The lines from the top of the material below through the line containing "ax = fig.add_axes([x0" are to be printed exactly, with pictures omitted.

[START OF GIVEN INFORMATION]

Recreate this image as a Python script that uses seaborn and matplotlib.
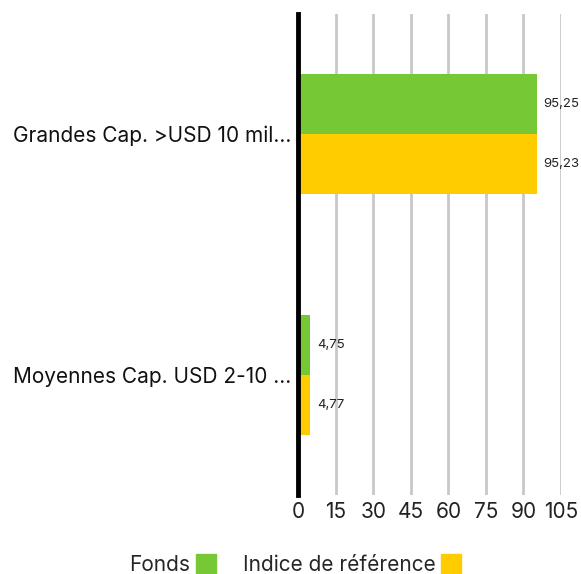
import matplotlib
matplotlib.use("Agg")
import matplotlib.pyplot as plt
import seaborn as sns
import pandas as pd
from matplotlib.lines import Line2D

categories = ["Grandes Cap. >USD 10 mil...", "Moyennes Cap. USD 2-10 ..."]
series_names = ["Fonds", "Indice de référence"]
fonds = [95.25, 4.75]
indice = [95.23, 4.77]
value_labels_fonds = ["95,25", "4,75"]
value_labels_indice = ["95,23", "4,77"]
xticks = [0, 15, 30, 45, 60, 75, 90, 105]
colors = ["#76c934", "#ffcc00"]

df = pd.DataFrame({
    "cat": categories * 2,
    "serie": [series_names[0]] * 2 + [series_names[1]] * 2,
    "val": fonds + indice,
})

sns.set_style("white")
plt.rcParams["font.family"] = ["Inter", "DejaVu Sans"]

fig = plt.figure(figsize=(5.81, 5.74), dpi=100)
W, H = 581, 574
x0, x1 = 298.3, 561
ytop, ybot = 14, 495
ax = fig.add_axes([x0 / W, 1 - ybot / H, (x1 - x0) / W, (ybot - ytop) / H])

sns.barplot(data=df, y="cat", x="val", hue="serie", palette=colors,
            width=0.5, dodge=True, ax=ax, legend=False, saturation=1,
            edgecolor="none")

ax.set_xlim(0, 105)
ax.set_ylim(1.5, -0.5)
ax.set_xticks(xticks)
ax.set_xticklabels([str(t) for t in xticks], fontsize=15, color="#222222")
ax.tick_params(axis="x", length=0, pad=5)
ax.tick_params(axis="y", length=0, pad=5)
ax.set_yticks(range(len(categories)))
ax.set_yticklabels(categories, fontsize=15, color="#111111")
ax.set_xlabel("")
ax.set_ylabel("")
ax.xaxis.grid(True, color="#c8c8c8", linewidth=2)
ax.set_axisbelow(True)
for s in ["top", "right", "bottom"]:
    ax.spines[s].set_visible(False)
ax.spines["left"].set_color("black")
ax.spines["left"].set_linewidth(3.5)

# value labels
containers = ax.containers
labels = [value_labels_fonds, value_labels_indice]
for cont, labs in zip(containers, labels):
    for bar, lab in zip(cont, labs):
        ax.annotate(lab, (bar.get_width(), bar.get_y() + bar.get_height() / 2),
                    xytext=(5, 0), textcoords="offset points", va="center",
                    ha="left", fontsize=9.5, color="#222222", annotation_clip=False)

handles = [Line2D([], [], marker="s", linestyle="none", markersize=14,
                  markerfacecolor=c, markeredgecolor=c) for c in colors]
fig.legend(handles, series_names, loc="center", bbox_to_anchor=(296 / W, 1 - 565 / H),
           ncol=2, frameon=False, markerfirst=False, fontsize=15,
           handletextpad=0.2, columnspacing=1.2, handlelength=1.1)

fig.savefig("out.png", dpi=100)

[END OF GIVEN INFORMATION]

• COMPLETE OUTPUT:
Recreate this image as a Python script that uses seaborn and matplotlib.
import matplotlib
matplotlib.use("Agg")
import matplotlib.pyplot as plt
import seaborn as sns
import pandas as pd
from matplotlib.lines import Line2D

categories = ["Grandes Cap. >USD 10 mil...", "Moyennes Cap. USD 2-10 ..."]
series_names = ["Fonds", "Indice de référence"]
fonds = [95.25, 4.75]
indice = [95.23, 4.77]
value_labels_fonds = ["95,25", "4,75"]
value_labels_indice = ["95,23", "4,77"]
xticks = [0, 15, 30, 45, 60, 75, 90, 105]
colors = ["#76c934", "#ffcc00"]

df = pd.DataFrame({
    "cat": categories * 2,
    "serie": [series_names[0]] * 2 + [series_names[1]] * 2,
    "val": fonds + indice,
})

sns.set_style("white")
plt.rcParams["font.family"] = ["Inter", "DejaVu Sans"]

fig = plt.figure(figsize=(5.81, 5.74), dpi=100)
W, H = 581, 574
x0, x1 = 298.3, 561
ytop, ybot = 14, 495
ax = fig.add_axes([x0 / W, 1 - ybot / H, (x1 - x0) / W, (ybot - ytop) / H])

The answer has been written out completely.